Одно было ясно — они не боялись смерти. Даже странно, ведь вокруг страха смерти строилась вся человеческая культура. Во всех страхах скрывался он, и все страхи им прикрывались. А эти девочки были исключены ото всюду. Не воины, скорее шаманы.
Лайзбет кричала о том, кто они такие. И это было самым главным, они были — люди. Они были те, кто живет и умирает, и те, кто пожинает плоды земли. Слова из "Книг восходов и закатов" роились в голове, маленькими насекомыми выскакивали фразы.
"И люди, что придут за вами, будут слабые люди, но вы — сильны."
"Но однажды вы вернетесь, и будете напоены кровью сполна."
"И взойдут семена, что посеяли свободолюбцы, и будет их наградой серп."
Они знали все это. Каждая, до последней, а были среди них, если судить по росту, и почти дети — знали. Они пришли сюда разными дорогами, в подпольную организацию в заброшенном лагере — нищую-нищую, всеми отвергнутую.
И они были готовы. Сердце Грайс наполнилось огнем, который больно ее опалял. Девочки двигались, как огромные насекомые, резко, прерывисто, под голос Лайзбет и дрожь огня. Они были неопалимы, а Грайс — горела. Она не стала одной из них, и Ноар со всем его протестом — не стал. Не стала Маделин. Они были по другую сторону, и Грайс несла в себе семя погибели этих диких девочек. Они были по другую сторону, и Грайс не верила, что она — умрет. Умрут — они.
Так было и так будет всегда, мир устроен так, и эти девочки, сколько их здесь — тридцать или сорок — умирающие, белые цветы, лилии, оставленные у гроба. Все кончено, все решено для них.
Грайс почувствовала жалость к ним. Ее и Маделин выгнали в центр круга. Трое девочек держали Грайс, которая вряд ли могла и двум дать отпор. Они подвели ее к огню, и Грайс думала о том, как ей жалко этих глупышек, этих сильных, смелых людей, которые умрут совершенно зря. Она улыбнулась одной из девочек и получила болезненный удар между ребер.
Маделин только держали. Она смотрела с любопытством и безо всякой жалости. И Грайс не понимала, почему она не жалеет их — они ведь умрут. Все так просто, их скоро не будет. Для них уже приготовлен серп. И он срежет их, как мама срезала цветы в саду. И они упадут, как цветы падали в мамину корзину, а потом ими украсят дом. Грайс заплакала.

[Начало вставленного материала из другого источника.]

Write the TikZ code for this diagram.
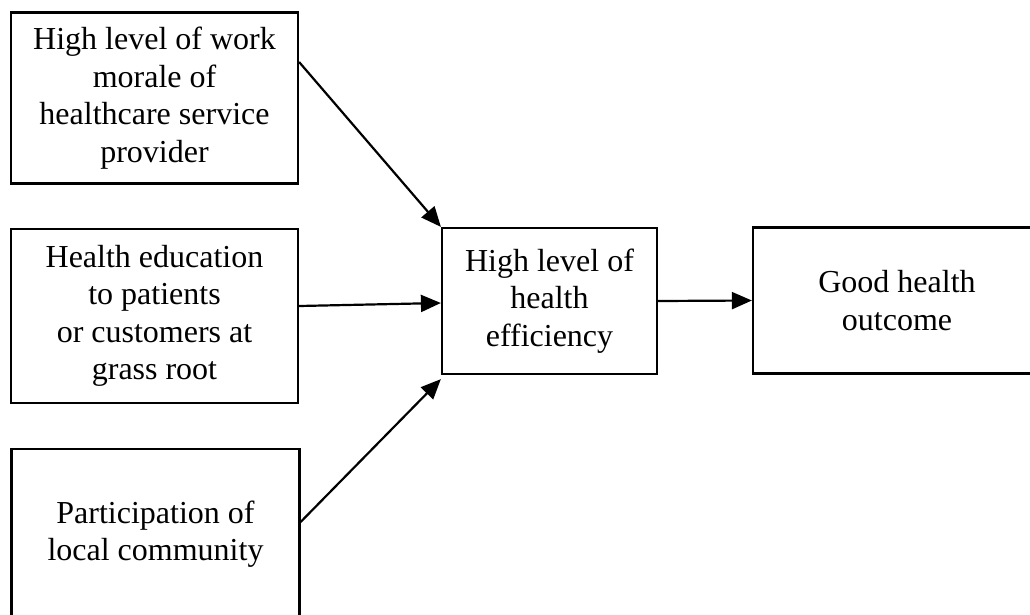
\documentclass[tikz,border=0pt]{standalone}
\usepackage{fontspec}
\setmainfont{Liberation Serif}
\usetikzlibrary{arrows.meta}
\begin{document}
\begin{tikzpicture}[x=1pt,y=-1pt,
  box/.style={draw,line width=2.2pt,rectangle,inner sep=0pt,align=center,
    font=\fontsize{32pt}{37.5pt}\selectfont},
  conn/.style={line width=2.2pt,-{Triangle[length=20pt,width=17pt]}}]
\useasboundingbox (0,0) rectangle (1030,614);
\clip (0,0) rectangle (1030,614);
\node[box,minimum width=287pt,minimum height=171pt] (b1) at (154.5,98)
  {High level of work\\morale of\\healthcare service\\provider};
\node[box,minimum width=287pt,minimum height=174pt] (b2) at (154.5,316)
  {Health education\\to patients\\or customers at\\grass root};
\node[box,minimum width=288pt,minimum height=170pt] (b3) at (155.5,534)
  {Participation of\\local community};
\node[box,minimum width=215pt,minimum height=146pt] (c) at (549.5,301)
  {High level of\\health\\efficiency};
\node[box,minimum width=288pt,minimum height=146pt] (r) at (897,300.5)
  {Good health\\outcome};
\draw[conn] ([yshift=36pt]b1.east) -- (c.north west);
\draw[conn] ([yshift=10pt]b2.east) -- ([yshift=-2pt]c.west);
\draw[conn] ([yshift=12pt]b3.east) -- ([yshift=-4pt]c.south west);
\draw[conn] (c.east) -- (r.west);
\end{tikzpicture}
\end{document}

— Страшно? — спросила Лайзбет.
Какие глупости. Грайс не было страшно — совсем-совсем. Она чувствовала огромный, болезненный ком в груди, будто там вращались железные штыри. Это была жалость.
Она была горяча, как огонь, к которому поднесли руки Грайс. Она почувствовала запах паленой плоти прежде боли. Она — богиня для них, они были бы рады ее сжечь, но она нужна им. Они ее только помучают.
Грайс закричала, боль проникла даже в кости вместе с огнем. Ее руки горели, она видела, за золотой завесой огня, как плавится ее кожа, слышала, за его ревом, треск плоти и чувствовала ее запах. Почти не неприятно, можно считать, что здесь готовят жаркое. Слезы лились сами по себе, и крик будто тоже был — сам по себе. Боль не отрезвляла, а пьянила, и Грайс чувствовала, что упадет — прямо сейчас. Но ее держали, и держали еще долго, ничто не заканчивалось.
Грайс думала — у ребенка под ее сердцем еще не бьется его собственное сердце, оно не может остановиться.
И никогда не остановится, такова его природа.
Грайс кричала, громко, отчаянно, и ей было радостно, что Маделин рядом. Но она не ощутила ненависти, горячая жалость жгла ее вместе с огнем. Ее оттолкнули на траву, боль была такой, что все потемнело, даже костер.
Грайс открыла глаза, когда ее пнули, как собаку. Она снова улыбнулась, а потом посмотрела на свои руки. Обугленные, тошнотворно пахнущие кости. Кости и только. Ее руки превратились в кости, она была устроена, как и всякий другой человек. Они не двигались, Грайс даже плечом повести не могла без страшной боли.